• _STATED EXERCISE_
Begin with the first line of the listing and quote every line through the one containing "length=4.3, labelsize=14, pad=6.5)"; give only those lines.

• _GIVEN INFORMATION_

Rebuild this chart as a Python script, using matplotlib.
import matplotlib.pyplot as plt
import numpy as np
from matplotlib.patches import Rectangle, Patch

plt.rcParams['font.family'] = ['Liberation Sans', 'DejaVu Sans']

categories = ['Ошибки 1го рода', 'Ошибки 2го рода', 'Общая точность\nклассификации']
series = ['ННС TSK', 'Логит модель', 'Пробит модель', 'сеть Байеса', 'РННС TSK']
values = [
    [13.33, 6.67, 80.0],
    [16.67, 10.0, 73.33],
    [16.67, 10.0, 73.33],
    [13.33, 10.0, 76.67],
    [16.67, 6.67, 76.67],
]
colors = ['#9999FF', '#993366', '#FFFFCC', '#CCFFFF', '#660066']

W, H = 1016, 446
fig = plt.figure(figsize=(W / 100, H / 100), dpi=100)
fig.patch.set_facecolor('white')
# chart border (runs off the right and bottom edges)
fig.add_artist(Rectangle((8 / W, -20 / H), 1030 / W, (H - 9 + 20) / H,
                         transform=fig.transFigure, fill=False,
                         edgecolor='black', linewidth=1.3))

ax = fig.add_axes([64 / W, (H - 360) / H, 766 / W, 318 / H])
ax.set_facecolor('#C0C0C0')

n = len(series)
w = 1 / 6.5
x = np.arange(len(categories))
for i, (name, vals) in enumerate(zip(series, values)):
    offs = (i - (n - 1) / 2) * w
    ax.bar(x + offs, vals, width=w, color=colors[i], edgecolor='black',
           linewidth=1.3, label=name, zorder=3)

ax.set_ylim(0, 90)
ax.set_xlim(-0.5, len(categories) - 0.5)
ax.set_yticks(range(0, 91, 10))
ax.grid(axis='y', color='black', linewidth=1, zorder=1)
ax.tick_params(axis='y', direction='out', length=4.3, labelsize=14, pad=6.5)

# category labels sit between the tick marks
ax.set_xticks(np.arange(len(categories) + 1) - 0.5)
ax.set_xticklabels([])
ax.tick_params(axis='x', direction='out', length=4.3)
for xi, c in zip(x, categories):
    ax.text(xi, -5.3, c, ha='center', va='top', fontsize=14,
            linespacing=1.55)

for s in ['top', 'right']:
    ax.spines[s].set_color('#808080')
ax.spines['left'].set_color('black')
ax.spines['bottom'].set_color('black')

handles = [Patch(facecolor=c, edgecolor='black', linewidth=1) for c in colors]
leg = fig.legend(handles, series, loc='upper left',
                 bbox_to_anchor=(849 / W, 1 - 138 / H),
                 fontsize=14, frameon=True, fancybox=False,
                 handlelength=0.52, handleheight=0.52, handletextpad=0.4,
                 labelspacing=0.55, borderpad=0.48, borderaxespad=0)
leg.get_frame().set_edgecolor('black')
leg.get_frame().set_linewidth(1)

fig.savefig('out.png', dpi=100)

• _SOLUTION FOR THIS TASK_
Rebuild this chart as a Python script, using matplotlib.
import matplotlib.pyplot as plt
import numpy as np
from matplotlib.patches import Rectangle, Patch

plt.rcParams['font.family'] = ['Liberation Sans', 'DejaVu Sans']

categories = ['Ошибки 1го рода', 'Ошибки 2го рода', 'Общая точность\nклассификации']
series = ['ННС TSK', 'Логит модель', 'Пробит модель', 'сеть Байеса', 'РННС TSK']
values = [
    [13.33, 6.67, 80.0],
    [16.67, 10.0, 73.33],
    [16.67, 10.0, 73.33],
    [13.33, 10.0, 76.67],
    [16.67, 6.67, 76.67],
]
colors = ['#9999FF', '#993366', '#FFFFCC', '#CCFFFF', '#660066']

W, H = 1016, 446
fig = plt.figure(figsize=(W / 100, H / 100), dpi=100)
fig.patch.set_facecolor('white')
# chart border (runs off the right and bottom edges)
fig.add_artist(Rectangle((8 / W, -20 / H), 1030 / W, (H - 9 + 20) / H,
                         transform=fig.transFigure, fill=False,
                         edgecolor='black', linewidth=1.3))

ax = fig.add_axes([64 / W, (H - 360) / H, 766 / W, 318 / H])
ax.set_facecolor('#C0C0C0')

n = len(series)
w = 1 / 6.5
x = np.arange(len(categories))
for i, (name, vals) in enumerate(zip(series, values)):
    offs = (i - (n - 1) / 2) * w
    ax.bar(x + offs, vals, width=w, color=colors[i], edgecolor='black',
           linewidth=1.3, label=name, zorder=3)

ax.set_ylim(0, 90)
ax.set_xlim(-0.5, len(categories) - 0.5)
ax.set_yticks(range(0, 91, 10))
ax.grid(axis='y', color='black', linewidth=1, zorder=1)
ax.tick_params(axis='y', direction='out', length=4.3, labelsize=14, pad=6.5)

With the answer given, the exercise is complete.